#### EXERCISE DATA
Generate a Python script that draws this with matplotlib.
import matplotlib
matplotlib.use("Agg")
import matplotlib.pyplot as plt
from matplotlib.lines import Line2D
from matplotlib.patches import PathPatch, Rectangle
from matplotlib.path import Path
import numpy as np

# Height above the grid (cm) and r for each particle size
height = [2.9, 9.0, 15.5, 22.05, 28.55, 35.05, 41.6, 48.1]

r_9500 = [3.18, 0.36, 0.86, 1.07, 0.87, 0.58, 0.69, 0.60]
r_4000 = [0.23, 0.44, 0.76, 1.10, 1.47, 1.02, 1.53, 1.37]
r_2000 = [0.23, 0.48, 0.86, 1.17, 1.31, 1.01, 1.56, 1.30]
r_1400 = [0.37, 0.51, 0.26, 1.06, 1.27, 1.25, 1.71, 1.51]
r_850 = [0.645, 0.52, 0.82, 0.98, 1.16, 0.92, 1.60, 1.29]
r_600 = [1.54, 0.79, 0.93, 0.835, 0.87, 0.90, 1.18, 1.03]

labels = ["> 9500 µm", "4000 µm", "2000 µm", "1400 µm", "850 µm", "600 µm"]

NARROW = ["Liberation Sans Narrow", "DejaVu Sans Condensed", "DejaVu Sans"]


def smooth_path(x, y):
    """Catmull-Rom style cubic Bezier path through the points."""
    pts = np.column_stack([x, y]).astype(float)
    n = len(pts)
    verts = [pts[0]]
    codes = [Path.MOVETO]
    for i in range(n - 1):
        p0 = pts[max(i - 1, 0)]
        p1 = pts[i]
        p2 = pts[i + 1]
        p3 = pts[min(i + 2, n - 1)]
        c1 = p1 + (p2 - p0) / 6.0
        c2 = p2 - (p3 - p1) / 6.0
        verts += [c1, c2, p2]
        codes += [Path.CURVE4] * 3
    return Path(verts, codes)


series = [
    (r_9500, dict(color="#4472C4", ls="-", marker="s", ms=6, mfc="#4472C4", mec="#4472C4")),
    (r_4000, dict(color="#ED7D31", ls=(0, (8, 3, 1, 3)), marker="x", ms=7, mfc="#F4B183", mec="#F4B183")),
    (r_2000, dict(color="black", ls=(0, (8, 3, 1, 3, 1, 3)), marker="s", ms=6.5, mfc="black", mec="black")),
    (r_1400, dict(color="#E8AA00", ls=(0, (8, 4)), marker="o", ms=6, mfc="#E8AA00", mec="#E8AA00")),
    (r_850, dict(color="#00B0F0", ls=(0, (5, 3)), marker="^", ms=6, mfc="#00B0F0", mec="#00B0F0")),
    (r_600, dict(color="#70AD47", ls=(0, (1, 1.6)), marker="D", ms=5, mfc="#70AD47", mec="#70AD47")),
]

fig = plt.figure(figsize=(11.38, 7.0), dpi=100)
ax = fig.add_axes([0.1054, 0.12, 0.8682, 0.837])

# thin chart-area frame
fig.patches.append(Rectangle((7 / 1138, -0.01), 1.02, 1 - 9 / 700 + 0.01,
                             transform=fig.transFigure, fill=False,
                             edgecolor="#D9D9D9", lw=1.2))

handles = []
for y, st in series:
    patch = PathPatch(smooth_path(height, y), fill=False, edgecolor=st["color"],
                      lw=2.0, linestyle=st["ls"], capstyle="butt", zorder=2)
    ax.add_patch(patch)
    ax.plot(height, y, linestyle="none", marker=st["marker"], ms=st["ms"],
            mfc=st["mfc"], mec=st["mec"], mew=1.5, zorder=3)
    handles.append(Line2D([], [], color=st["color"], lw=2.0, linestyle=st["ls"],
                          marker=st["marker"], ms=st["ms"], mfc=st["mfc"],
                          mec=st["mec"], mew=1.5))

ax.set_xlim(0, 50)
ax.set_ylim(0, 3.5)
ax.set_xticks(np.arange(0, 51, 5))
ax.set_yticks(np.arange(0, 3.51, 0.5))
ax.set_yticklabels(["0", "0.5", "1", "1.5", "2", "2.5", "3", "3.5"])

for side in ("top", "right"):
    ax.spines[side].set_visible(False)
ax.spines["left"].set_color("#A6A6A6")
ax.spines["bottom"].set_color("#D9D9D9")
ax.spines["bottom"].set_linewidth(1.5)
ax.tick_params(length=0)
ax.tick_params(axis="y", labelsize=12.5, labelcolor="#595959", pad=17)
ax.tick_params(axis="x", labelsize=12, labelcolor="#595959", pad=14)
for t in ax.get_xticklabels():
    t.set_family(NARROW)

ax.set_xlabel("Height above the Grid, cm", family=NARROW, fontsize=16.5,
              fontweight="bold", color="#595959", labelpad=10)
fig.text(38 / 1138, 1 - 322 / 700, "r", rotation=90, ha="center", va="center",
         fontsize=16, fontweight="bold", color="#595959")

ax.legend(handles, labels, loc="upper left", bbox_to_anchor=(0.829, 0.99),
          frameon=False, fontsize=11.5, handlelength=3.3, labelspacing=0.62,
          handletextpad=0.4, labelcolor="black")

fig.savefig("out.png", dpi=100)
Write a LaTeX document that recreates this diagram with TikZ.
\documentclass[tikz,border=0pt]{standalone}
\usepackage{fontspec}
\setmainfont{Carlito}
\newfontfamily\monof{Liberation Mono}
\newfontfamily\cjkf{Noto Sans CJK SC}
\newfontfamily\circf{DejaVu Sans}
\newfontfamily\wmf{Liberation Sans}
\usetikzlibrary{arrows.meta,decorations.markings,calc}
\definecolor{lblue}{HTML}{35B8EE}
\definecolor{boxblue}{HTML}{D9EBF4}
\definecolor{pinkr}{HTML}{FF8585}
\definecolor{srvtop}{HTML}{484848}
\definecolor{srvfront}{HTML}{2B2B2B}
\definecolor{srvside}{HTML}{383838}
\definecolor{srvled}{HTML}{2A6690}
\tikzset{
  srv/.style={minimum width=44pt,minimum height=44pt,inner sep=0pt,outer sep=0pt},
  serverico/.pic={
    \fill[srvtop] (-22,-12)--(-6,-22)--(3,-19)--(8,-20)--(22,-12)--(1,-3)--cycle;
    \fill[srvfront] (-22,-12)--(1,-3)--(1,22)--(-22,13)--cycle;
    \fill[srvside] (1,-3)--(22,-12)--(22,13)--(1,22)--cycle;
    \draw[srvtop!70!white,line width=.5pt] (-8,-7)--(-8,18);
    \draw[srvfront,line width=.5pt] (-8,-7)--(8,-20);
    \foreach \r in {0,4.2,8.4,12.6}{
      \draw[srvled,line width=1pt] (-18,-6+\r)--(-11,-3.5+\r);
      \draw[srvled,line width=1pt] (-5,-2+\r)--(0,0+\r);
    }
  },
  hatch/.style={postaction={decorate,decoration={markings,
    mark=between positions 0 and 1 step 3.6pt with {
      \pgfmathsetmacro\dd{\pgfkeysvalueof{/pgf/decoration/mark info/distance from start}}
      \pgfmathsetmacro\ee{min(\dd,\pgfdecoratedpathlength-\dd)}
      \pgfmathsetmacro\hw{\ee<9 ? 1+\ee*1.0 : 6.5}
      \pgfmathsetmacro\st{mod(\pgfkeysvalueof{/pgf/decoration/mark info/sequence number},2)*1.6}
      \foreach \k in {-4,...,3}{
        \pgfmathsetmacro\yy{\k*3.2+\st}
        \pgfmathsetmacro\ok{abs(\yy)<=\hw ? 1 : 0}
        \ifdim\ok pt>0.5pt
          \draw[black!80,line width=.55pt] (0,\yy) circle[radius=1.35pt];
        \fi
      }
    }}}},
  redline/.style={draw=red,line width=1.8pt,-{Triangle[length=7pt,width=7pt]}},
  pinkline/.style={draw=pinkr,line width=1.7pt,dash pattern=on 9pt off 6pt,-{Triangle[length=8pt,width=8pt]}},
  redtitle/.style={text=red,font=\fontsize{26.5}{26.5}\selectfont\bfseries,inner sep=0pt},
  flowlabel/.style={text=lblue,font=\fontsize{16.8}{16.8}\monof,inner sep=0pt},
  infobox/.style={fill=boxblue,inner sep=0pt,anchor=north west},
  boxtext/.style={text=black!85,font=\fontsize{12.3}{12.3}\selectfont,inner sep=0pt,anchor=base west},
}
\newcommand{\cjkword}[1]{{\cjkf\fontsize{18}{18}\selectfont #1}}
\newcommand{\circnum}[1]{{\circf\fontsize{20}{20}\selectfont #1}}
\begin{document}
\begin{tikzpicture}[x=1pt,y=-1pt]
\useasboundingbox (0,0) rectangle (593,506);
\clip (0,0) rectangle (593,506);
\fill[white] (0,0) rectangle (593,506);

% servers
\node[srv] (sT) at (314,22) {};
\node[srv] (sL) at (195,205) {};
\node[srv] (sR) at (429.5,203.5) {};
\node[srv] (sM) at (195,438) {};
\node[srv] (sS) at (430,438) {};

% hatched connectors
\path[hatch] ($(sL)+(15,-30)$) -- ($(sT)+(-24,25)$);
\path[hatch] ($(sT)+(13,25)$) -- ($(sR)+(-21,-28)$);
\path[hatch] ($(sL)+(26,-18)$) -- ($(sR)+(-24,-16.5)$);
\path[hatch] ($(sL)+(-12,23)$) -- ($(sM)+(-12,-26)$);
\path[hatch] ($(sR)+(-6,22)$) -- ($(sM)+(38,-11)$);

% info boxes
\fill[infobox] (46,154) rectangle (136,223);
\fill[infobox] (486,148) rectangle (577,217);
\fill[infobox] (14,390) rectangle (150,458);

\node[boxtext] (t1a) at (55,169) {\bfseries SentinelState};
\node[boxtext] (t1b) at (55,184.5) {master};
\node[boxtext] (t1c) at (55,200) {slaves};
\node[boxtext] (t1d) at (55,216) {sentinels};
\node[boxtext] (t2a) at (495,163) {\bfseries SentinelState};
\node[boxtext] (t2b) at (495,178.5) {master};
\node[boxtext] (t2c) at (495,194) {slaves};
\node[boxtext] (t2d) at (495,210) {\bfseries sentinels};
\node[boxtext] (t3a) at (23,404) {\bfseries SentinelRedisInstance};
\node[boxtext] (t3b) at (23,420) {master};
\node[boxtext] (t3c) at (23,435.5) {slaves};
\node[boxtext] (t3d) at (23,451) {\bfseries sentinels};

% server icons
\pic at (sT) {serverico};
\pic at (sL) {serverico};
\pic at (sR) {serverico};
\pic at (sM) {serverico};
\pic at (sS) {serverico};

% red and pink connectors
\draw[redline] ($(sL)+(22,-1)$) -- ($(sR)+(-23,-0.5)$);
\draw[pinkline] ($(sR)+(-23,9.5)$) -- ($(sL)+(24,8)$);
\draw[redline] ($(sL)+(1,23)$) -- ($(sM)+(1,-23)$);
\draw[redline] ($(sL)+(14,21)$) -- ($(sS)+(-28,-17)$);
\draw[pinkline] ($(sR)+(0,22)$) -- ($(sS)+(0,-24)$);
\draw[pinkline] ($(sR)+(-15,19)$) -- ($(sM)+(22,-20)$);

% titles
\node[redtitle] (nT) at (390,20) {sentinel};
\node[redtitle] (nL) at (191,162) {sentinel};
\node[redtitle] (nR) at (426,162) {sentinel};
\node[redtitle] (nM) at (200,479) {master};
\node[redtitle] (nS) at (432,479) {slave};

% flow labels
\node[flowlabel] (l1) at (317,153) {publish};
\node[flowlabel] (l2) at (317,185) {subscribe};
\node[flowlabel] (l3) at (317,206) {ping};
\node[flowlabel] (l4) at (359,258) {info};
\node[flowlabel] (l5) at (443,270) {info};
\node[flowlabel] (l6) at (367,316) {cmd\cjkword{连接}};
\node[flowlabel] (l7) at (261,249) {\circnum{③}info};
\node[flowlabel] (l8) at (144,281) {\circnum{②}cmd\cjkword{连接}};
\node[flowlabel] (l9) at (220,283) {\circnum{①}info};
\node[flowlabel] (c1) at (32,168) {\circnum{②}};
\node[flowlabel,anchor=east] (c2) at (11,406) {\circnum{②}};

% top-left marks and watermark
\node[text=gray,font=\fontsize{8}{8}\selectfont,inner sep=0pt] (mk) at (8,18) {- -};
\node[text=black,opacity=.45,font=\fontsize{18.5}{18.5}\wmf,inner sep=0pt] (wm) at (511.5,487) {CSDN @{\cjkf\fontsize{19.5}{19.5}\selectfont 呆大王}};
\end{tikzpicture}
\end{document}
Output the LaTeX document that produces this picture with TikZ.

#### WHAT YOU SHOULD DO
Pull out all lines of the data with the string "that".

#### FINAL RESULT
Generate a Python script that draws this with matplotlib.
Write a LaTeX document that recreates this diagram with TikZ.
Output the LaTeX document that produces this picture with TikZ.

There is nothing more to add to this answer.